Calling an action runs the data processing and returns a result or writes output.

Understanding that actions trigger computation helps you know when Spark actually does work versus just building a plan.

2

FoundationBasics of Reduce Action

3

IntermediateAggregate Action for Complex Summaries

4

IntermediateUsing reduceByKey for Keyed Data

5

AdvancedPerformance Implications of Aggregations

6

ExpertCustom Aggregators with Typed Aggregation

Under the Hood

Spark divides data into partitions across machines. For reduce and aggregate actions, it first applies the combining function locally within each partition to reduce data size. Then, it shuffles the intermediate results across the cluster to merge them into a final result. This two-step process minimizes data transfer and leverages parallelism. The driver program coordinates these steps and collects the final output.

Why designed this way?

This design balances computation and communication costs in distributed systems. Early local aggregation reduces network traffic, which is often the bottleneck. Alternatives like shuffling all data before combining would be slower and more resource-intensive. The approach reflects principles from parallel computing and MapReduce frameworks, optimized for fault tolerance and scalability.

┌───────────────┐       ┌───────────────┐       ┌───────────────┐
│ Partition 1   │       │ Partition 2   │  ...  │ Partition N   │
│ Data chunk   │       │ Data chunk   │       │ Data chunk   │
└──────┬────────┘       └──────┬────────┘       └──────┬────────┘
       │                       │                       │
       ▼                       ▼                       ▼
┌───────────────┐       ┌───────────────┐       ┌───────────────┐
│ Local combine │       │ Local combine │       │ Local combine │
│ (reduce func) │       │ (reduce func) │       │ (reduce func) │
└──────┬────────┘       └──────┬────────┘       └──────┬────────┘
       │                       │                       │
       └──────────────┬────────┴──────────────┬────────┘
                      ▼                       ▼
               ┌─────────────────────────────────────┐
               │ Shuffle and combine intermediate    │
               │ results across partitions           │
               └─────────────────────────────────────┘
                              │
                              ▼
                     ┌─────────────────┐
                     │ Final result     │
                     └─────────────────┘

Myth Busters - 4 Common Misconceptions

Quick: Does reduceByKey shuffle all data or only combined data? Commit to your answer.

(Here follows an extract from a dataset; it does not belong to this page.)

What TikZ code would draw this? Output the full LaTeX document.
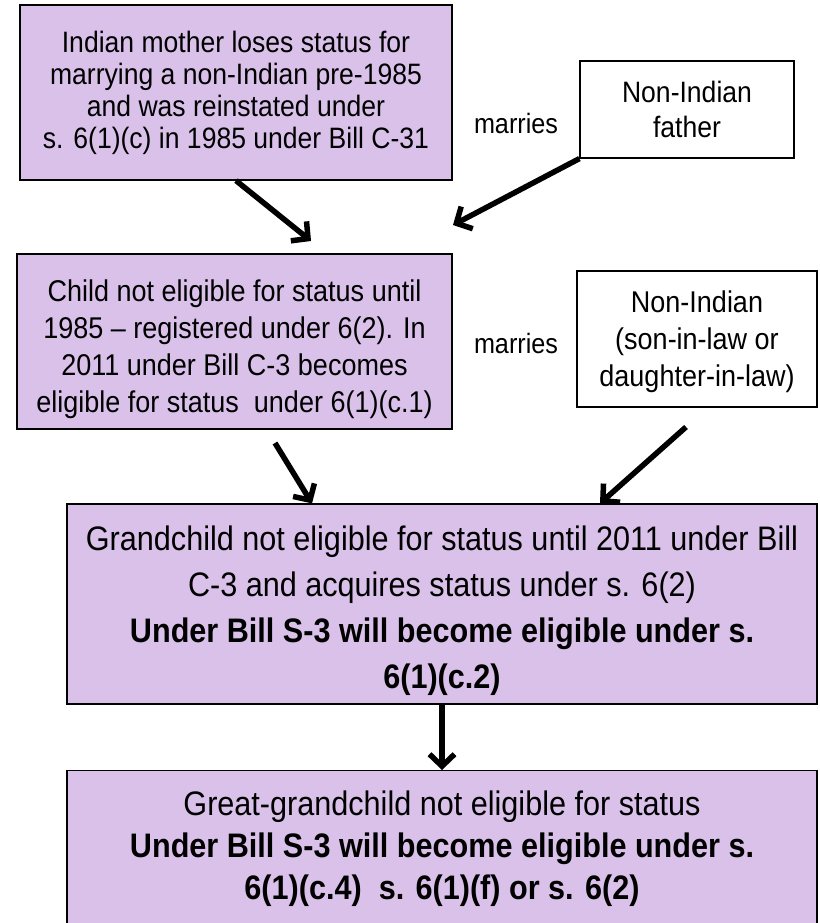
\documentclass[tikz,border=0pt]{standalone}
\usepackage{fontspec}
\usetikzlibrary{arrows.meta}
\newfontfamily\narrowsans[FakeStretch=0.9]{Liberation Sans}
\definecolor{lilac}{RGB}{218,193,234}

\begin{document}
\begin{tikzpicture}[x=1pt, y=1pt,
  purplebox/.style={rectangle, draw=black, line width=1.2pt, fill=lilac, align=center, inner sep=0pt},
  whitebox/.style={rectangle, draw=black, line width=1.2pt, fill=white, align=center, inner sep=0pt},
  flow/.style={line width=5.5pt, -{Straight Barb[length=12pt, width=25pt]}}]
  \useasboundingbox (0,0) rectangle (819,-923);
  \node [purplebox, minimum width=432, minimum height=175, font={\narrowsans\fontsize{29.5}{32}\selectfont}] (mother) at (236,-92.5) {Indian mother loses status for\\marrying a non-Indian pre-1985\\and was reinstated under\\s. 6(1)(c) in 1985 under Bill C-31};
  \node [whitebox, minimum width=214, minimum height=97, font={\narrowsans\fontsize{29.5}{35}\selectfont}] (father) at (687,-109.5) {Non-Indian\\father};
  \node [font={\narrowsans\fontsize{28}{34}\selectfont}, inner sep=0pt] (marries1) at (516,-123) {marries};
  \node [purplebox, minimum width=435, minimum height=175, font={\narrowsans\fontsize{30}{37}\selectfont}] (child) at (234.5,-341.5) {\rule{0pt}{38pt}Child not eligible for status until\\1985 – registered under 6(2). In\\2011 under Bill C-3 becomes\\eligible for status\ \ under 6(1)(c.1)};
  \node [whitebox, minimum width=240, minimum height=136, font={\narrowsans\fontsize{30}{37}\selectfont}] (inlaw) at (697,-339) {\rule{0pt}{28pt}Non-Indian\\(son-in-law or\\daughter-in-law)};
  \node [font={\narrowsans\fontsize{28}{34}\selectfont}, inner sep=0pt] (marries2) at (516,-343) {marries};
  \node [purplebox, minimum width=750, minimum height=200, font={\narrowsans\fontsize{34}{46}\selectfont}] (grandchild) at (442,-604) {\rule{0pt}{39pt}Grandchild not eligible for status until 2011 under Bill\\C-3 and acquires status under s. 6(2)\\\textbf{Under Bill S-3 will become eligible under s.}\\\textbf{6(1)(c.2)}};
  \node [purplebox, minimum width=750, minimum height=156, anchor=north, font={\narrowsans\fontsize{34}{42}\selectfont}] (ggchild) at (442,-770) {Great-grandchild not eligible for status\\\textbf{Under Bill S-3 will become eligible under s.}\\\textbf{6(1)(c.4)\ \ s. 6(1)(f) or s. 6(2)}};
  \coordinate (childin) at (311,-241);
  \coordinate (fatherin) at (453,-225);
  \coordinate (childout) at (275,-443);
  \coordinate (inlawout) at (686,-427);
  \coordinate (gcleft) at ([xshift=-130pt]grandchild.north);
  \coordinate (gcright) at ([xshift=158pt]grandchild.north);
  \draw [flow] (mother.south) -- (childin);
  \draw [flow] (father.south west) -- (fatherin);
  \draw [flow] (childout) -- (gcleft);
  \draw [flow] (inlawout) -- (gcright);
  \draw [flow] (grandchild.south) -- (ggchild.north);
\end{tikzpicture}
\end{document}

Common Belief:reduceByKey shuffles all data across the cluster just like groupByKey.

Tap to reveal reality

Quick: Can aggregate only work with numeric data? Commit to your answer.

Common Belief:Aggregate actions only work with numbers because they combine sums or counts.

Tap to reveal reality

Quick: Does calling reduce always bring all data to the driver? Commit to your answer.

Common Belief:Reduce collects all data to the driver node before combining.

Tap to reveal reality

Quick: Is groupByKey always better than reduceByKey for aggregation? Commit to your answer.

Common Belief:groupByKey is better because it groups all data before aggregation.

Tap to reveal reality

Expert Zone

1

Local combiners in reduceByKey can drastically reduce shuffle size, but only if the reduce function is associative and commutative.

2

Aggregate actions allow different types for intermediate and final results, enabling optimizations like partial aggregation with less memory.

3

Custom aggregators must handle serialization carefully to avoid performance bottlenecks and ensure fault tolerance.

When NOT to use

Avoid reduce and aggregate actions when you need to preserve all data details or order, such as in sorting or window functions. Use transformations like map, filter, or specialized functions like window aggregations instead.

Production Patterns

In production, reduceByKey is preferred for counting or summing keyed data due to efficiency. Aggregate is used for complex metrics like averages or histograms. Custom aggregators enable domain-specific analytics, and tuning shuffle partitions optimizes performance.

Connections

MapReduce

Reduce and aggregate actions in Spark build on the MapReduce pattern of local map and global reduce steps.

Understanding MapReduce helps grasp why Spark does local combining before shuffling, improving efficiency.

Functional Programming

Reduce and aggregate use functional concepts like folding and combining immutable data.

Knowing functional programming principles clarifies why reduce functions must be associative and commutative for correctness.

Distributed Systems Networking

Aggregation actions minimize network data transfer, a key concern in distributed systems.

Recognizing network cost as a bottleneck explains why Spark designs aggregation to reduce shuffle size.

Common Pitfalls

#1Using groupByKey for aggregation on large datasets.

Wrong approach:rdd.groupByKey().mapValues(values => values.sum())

Correct approach:rdd.reduceByKey((a, b) => a + b)

Root cause:Misunderstanding that groupByKey shuffles all data, causing high network and memory use.

#2Using a non-associative function in reduce.

Wrong approach:rdd.reduce((a, b) => a - b)

Correct approach:rdd.reduce((a, b) => a + b)

Root cause:Not realizing reduce requires associative and commutative functions for correct parallel aggregation.

#3Calling collect() to aggregate data locally instead of using reduce or aggregate.

Wrong approach:val allData = rdd.collect(); val sum = allData.sum

Correct approach:val sum = rdd.reduce((a, b) => a + b)

Root cause:Not understanding that collect brings all data to driver, causing memory issues and inefficiency.

Key Takeaways

Reduce and aggregate actions in Spark combine distributed data into single or summarized results efficiently.

These actions trigger actual computation and data movement in Spark, unlike transformations which are lazy.

Choosing the right aggregation method affects performance by controlling data shuffling and local combining.

Functions used in reduce and aggregate must be associative and commutative to ensure correct parallel results.

Custom aggregators extend Spark's power for complex analytics beyond simple sums or counts.